GET vs POST — Why It Matters at 400K QPS#

The first instinct is to use POST with a JSON body. POST is used for "doing something" — creating resources, triggering actions. A rate limit check is a read — you are checking state, not modifying it. GET is semantically correct.

But the performance argument is more important than the semantics.

POST with body: The HTTP client must serialize a JSON object, set Content-Type: application/json, and include the body in the request. The server must read the body, parse JSON, deserialize it. This happens 400,000 times per second. Even 0.1ms of extra serialization overhead per request adds up.

What is an HTTP client?

An HTTP client is the library or module that makes HTTP requests. When the API gateway calls the rate limiter, it uses an HTTP client — something like OkHttp in Java, axios in Node.js, or net/http in Go. It takes the URL, headers, and body, serializes everything into bytes, opens a TCP connection, and sends it. The HTTP client is the thing doing the serialization work on every call.

GET with query parameters: No body. Parameters go in the URL. Nearly zero serialization cost — query params are already plain strings, the HTTP client just appends them to the URL. No JSON marshaling, no object traversal.

GET /api/v1/rate_limit?user_id=u_abc123&ip=203.0.113.5&endpoint=/api/v1/login

The math at 400K QPS:

The way to think about this: one CPU core can do exactly 1 second of work per second. If the total work required exceeds that, you need more cores — or requests queue up and latency explodes.

POST overhead per request:
  JSON serialize {user_id, ip, endpoint}  → ~0.05ms
  Set Content-Type header                 → ~0.01ms
  Body parse on server side               → ~0.05ms
  Total                                   → ~0.1ms of CPU work per request

Total CPU work needed per second:
  400,000 requests × 0.1ms = 40,000ms = 40 seconds of CPU work
  But you only have 1 second of real time
  → You need 40 CPU cores just to handle serialization overhead

GET overhead per request:
  String concat into URL                  → ~0.001ms of CPU work per request

Total CPU work needed per second:
  400,000 requests × 0.001ms = 400ms = 0.4 seconds of CPU work
  → Less than 1 core handles it comfortably

Same 1 second of wall clock time. GET needs 0.4s of CPU work to serve it.

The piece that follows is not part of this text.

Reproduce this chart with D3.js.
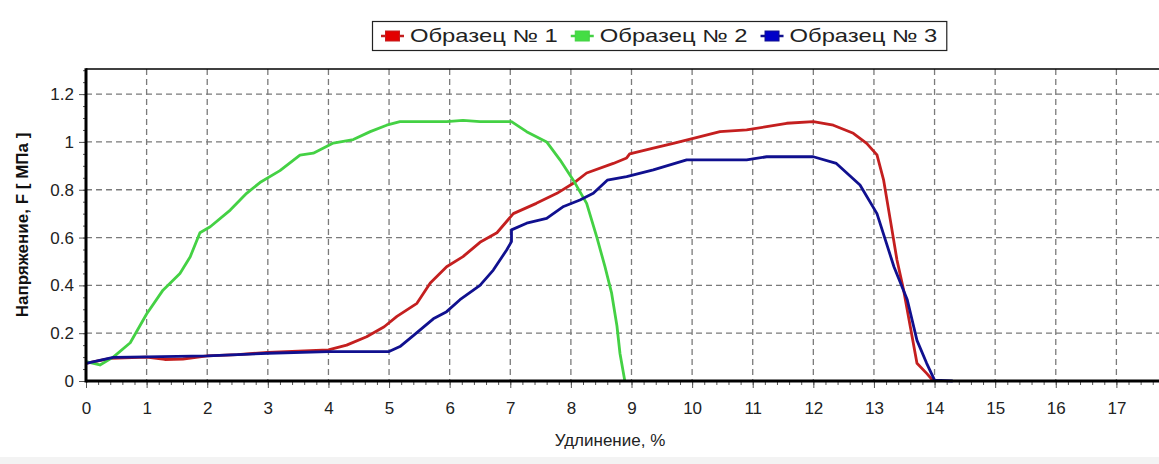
<!DOCTYPE html>
<meta charset="utf-8">
<style>
body { margin: 0; background: #fff; }
text { font-family: "Liberation Sans", Arial, sans-serif; }
.grid line { stroke: #7a7a7a; stroke-width: 1.3; stroke-dasharray: 6,4; }
.series { fill: none; stroke-width: 2.8; stroke-linejoin: round; }
</style>
<svg width="1159" height="464"></svg>
<script src="https://cdn.jsdelivr.net/npm/d3@7"></script>
<script>

var names = ["Образец № 1", "Образец № 2", "Образец № 3"];
var lineColors = ["#c41f1f", "#44d144", "#10108f"];
var markColors = ["#e30000", "#44dd44", "#0000c8"];

var xTicks = d3.range(0, 18);
var yTicks = [0, 0.2, 0.4, 0.6, 0.8, 1, 1.2];

// [удлинение %, напряжение МПа]
var sample1 = [[0,0.074],[0.4,0.095],[1,0.1],[1.3,0.09],[1.6,0.092],[2,0.105],[2.5,0.11],[3,0.12],[3.5,0.125],[4,0.13],
  [4.3,0.15],[4.63,0.185],[4.92,0.227],[5.13,0.27],[5.46,0.325],[5.68,0.41],[5.95,0.478],[6.22,0.52],[6.5,0.58],
  [6.78,0.62],[7.05,0.70],[7.43,0.743],[7.77,0.785],[8.04,0.827],[8.26,0.87],[8.7,0.91],[8.92,0.933],[8.97,0.95],
  [9.36,0.974],[9.69,0.994],[10.02,1.015],[10.46,1.043],[10.9,1.05],[11.23,1.064],[11.56,1.078],[12.0,1.085],
  [12.33,1.07],[12.66,1.036],[12.88,0.994],[13.05,0.946],[13.16,0.84],[13.27,0.674],[13.38,0.506],[13.49,0.38],
  [13.6,0.227],[13.71,0.074],[13.87,0.032],[13.98,0]];

var sample2 = [[0,0.081],[0.23,0.067],[0.45,0.10],[0.73,0.16],[1.0,0.28],[1.27,0.38],[1.55,0.45],[1.72,0.52],[1.88,0.62],
  [2.05,0.645],[2.38,0.715],[2.65,0.785],[2.87,0.83],[3.2,0.88],[3.53,0.945],[3.75,0.953],[4.08,0.995],[4.41,1.01],
  [4.69,1.043],[4.96,1.07],[5.18,1.085],[5.95,1.085],[6.22,1.09],[6.5,1.085],[7.02,1.085],[7.27,1.043],[7.6,1.0],
  [7.82,0.925],[8.04,0.84],[8.26,0.743],[8.43,0.60],[8.56,0.48],[8.67,0.37],[8.76,0.23],[8.81,0.115],[8.89,0]];

var sample3 = [[0,0.074],[0.45,0.099],[0.73,0.1],[1.5,0.103],[2,0.105],[3,0.116],[4,0.123],[5,0.123],[5.18,0.144],
  [5.4,0.19],[5.73,0.26],[5.95,0.29],[6.17,0.34],[6.5,0.40],[6.72,0.464],[6.94,0.548],[7.02,0.583],[7.02,0.632],
  [7.27,0.66],[7.6,0.68],[7.88,0.73],[8.15,0.757],[8.37,0.785],[8.6,0.84],[8.92,0.855],[9.36,0.883],[9.91,0.925],
  [10.9,0.925],[11.23,0.938],[12.0,0.938],[12.38,0.91],[12.77,0.82],[13.05,0.70],[13.33,0.478],[13.55,0.34],
  [13.71,0.17],[13.87,0.074],[14.0,0.004],[14.3,0]];

var series = [sample1, sample2, sample3];

var svg = d3.select("svg");

var pLeft = 86, pTop = 69, pBottom = 381, pRight = 1177;

var x = d3.scaleLinear().domain([0, 18]).range([pLeft, pRight]);
var y = d3.scaleLinear().domain([0, 1.305]).range([pBottom, pTop]);

var fontFamily = "'Liberation Sans', Arial, sans-serif";

// faint strip at the bottom of the window
svg.append("rect").attr("x", 0).attr("y", 457).attr("width", 1159).attr("height", 7).attr("fill", "#f3f3f3");

// grid
var grid = svg.append("g").attr("class", "grid");
grid.selectAll(".v").data(xTicks.slice(1)).enter().append("line")
    .attr("x1", function(d) { return x(d); }).attr("x2", function(d) { return x(d); })
    .attr("y1", pTop).attr("y2", pBottom);
grid.selectAll(".h").data(yTicks.slice(1)).enter().append("line")
    .attr("x1", pLeft).attr("x2", pRight)
    .attr("y1", function(d) { return y(d); }).attr("y2", function(d) { return y(d); });

// top border
svg.append("line").attr("x1", pLeft).attr("x2", pRight).attr("y1", pTop).attr("y2", pTop)
    .attr("stroke", "#000").attr("stroke-width", 1.5);

// curves
var line = d3.line().x(function(d) { return x(d[0]); }).y(function(d) { return y(d[1]); });
svg.selectAll(".series").data(series).enter().append("path")
    .attr("class", "series")
    .attr("stroke", function(d, i) { return lineColors[i]; })
    .attr("d", line);

// axes: minor ticks first, then major with labels
svg.append("g").attr("transform", "translate(0," + pBottom + ")")
    .call(d3.axisBottom(x).tickValues(d3.range(0, 18.01, 0.2)).tickSize(4).tickFormat(""))
    .call(function(g) { g.select(".domain").remove(); g.selectAll("line").attr("stroke", "#555"); });

svg.append("g").attr("transform", "translate(0," + pBottom + ")")
    .call(d3.axisBottom(x).tickValues(xTicks).tickSize(7).tickPadding(14).tickFormat(d3.format("d")))
    .call(function(g) {
      g.select(".domain").remove();
      g.selectAll("line").attr("stroke", "#555");
      g.selectAll("text").attr("font-size", 17).attr("fill", "#222").attr("font-family", fontFamily);
    });

svg.append("g").attr("transform", "translate(" + pLeft + ",0)")
    .call(d3.axisLeft(y).tickValues(d3.range(0, 1.301, 0.05)).tickSize(3).tickFormat(""))
    .call(function(g) { g.select(".domain").remove(); g.selectAll("line").attr("stroke", "#555"); });

svg.append("g").attr("transform", "translate(" + pLeft + ",0)")
    .call(d3.axisLeft(y).tickValues(yTicks).tickSize(7).tickPadding(5).tickFormat(function(d) { return String(+d.toFixed(1)); }))
    .call(function(g) {
      g.select(".domain").remove();
      g.selectAll("line").attr("stroke", "#555");
      g.selectAll("text").attr("font-size", 17).attr("fill", "#222").attr("font-family", fontFamily);
    });

// thick axis lines
svg.append("line").attr("x1", pLeft).attr("x2", pRight).attr("y1", pBottom).attr("y2", pBottom)
    .attr("stroke", "#000").attr("stroke-width", 3);
svg.append("line").attr("x1", pLeft).attr("x2", pLeft).attr("y1", pTop - 0.75).attr("y2", pBottom + 1.5)
    .attr("stroke", "#000").attr("stroke-width", 3);

// axis titles
svg.append("text")
    .attr("x", 610).attr("y", 446)
    .attr("text-anchor", "middle").attr("font-size", 17).attr("fill", "#222")
    .text("Удлинение, %");

svg.append("text")
    .attr("transform", "translate(28," + ((pTop + pBottom) / 2) + ") rotate(-90)")
    .attr("text-anchor", "middle").attr("font-size", 17).attr("font-weight", "bold").attr("fill", "#111")
    .text("Напряжение, F [  МПа ]");

// legend (the source font is wider than Arial, so stretch it a bit)
var legend = svg.append("g");
var lx = 381, ly = 36, stretch = 1.36;
names.forEach(function(n, i) {
  var g = legend.append("g").attr("transform", "translate(" + lx + "," + ly + ")");
  g.append("line").attr("x1", 0).attr("x2", 23).attr("stroke", lineColors[i]).attr("stroke-width", 2.5);
  g.append("rect").attr("x", 4.5).attr("y", -5).attr("width", 14).attr("height", 10)
      .attr("fill", markColors[i]).attr("stroke", lineColors[i]).attr("stroke-width", 1);
  var t = g.append("text").attr("transform", "translate(29,6) scale(" + stretch + ",1)")
      .attr("font-size", 17.5).attr("fill", "#222").text(n);
  lx += 29 + t.node().getComputedTextLength() * stretch + 13;
});
legend.insert("rect", ":first-child")
    .attr("x", 372.5).attr("y", 21.5).attr("width", lx - 376).attr("height", 29)
    .attr("fill", "#fff").attr("stroke", "#222").attr("stroke-width", 1.2);

</script>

POST needs 40s of CPU work to serve it. That's a 100x difference — 40 cores vs less than 1 core, just for the serialization step.

The counterargument for POST: Query parameters end up in server access logs, proxy logs, and CDN logs by default. user_id and ip_address in a URL means they get logged everywhere. POST body is not logged by default — better for privacy.

Verdict: In a high-performance internal service (API gateway → rate limiter is an internal call, not a public URL), GET with query params is the right choice. Privacy concern is minimal since these are internal service calls, not public URLs being cached or indexed. At 400K QPS, the performance advantage of GET is real.

Final API#

Check Rate Limit#

GET /api/v1/rate_limit
    ?user_id=u_abc123        (optional)
    &ip_address=203.0.113.5  (required)
    &endpoint=/api/v1/login  (required)

Response — Allowed (200 OK):

{
  "accepted": true,
  "retry_after": 0
}

Response — Blocked (429 Too Many Requests):

{
  "accepted": false,
  "retry_after": 30,
  "error": "rate limit exceeded"
}

retry_after is in seconds — how long the caller must wait before the current window resets and they can try again.

Update Rules (Admin)#

POST /api/v1/rules
Body:
{
  "endpoint": "/api/v1/login",
  "dimension": "per_user",
  "limit": 5,
  "window_seconds": 60
}

Rules are stored externally and hot-reloaded — no restart required. This endpoint is admin-only, not in the critical request path.

Interview framing

"The rate limiter exposes a single GET endpoint called by the API gateway on every request. GET over POST because at 400K QPS the body serialization overhead of POST is real — parameters go in the query string since this is an internal call and never hits public logs. Request carries user_id (optional), ip_address (always present), and endpoint. If user_id is null we fall back to IP-based limiting. Response is either 200 accepted or 429 with a retry_after telling the client when to try again."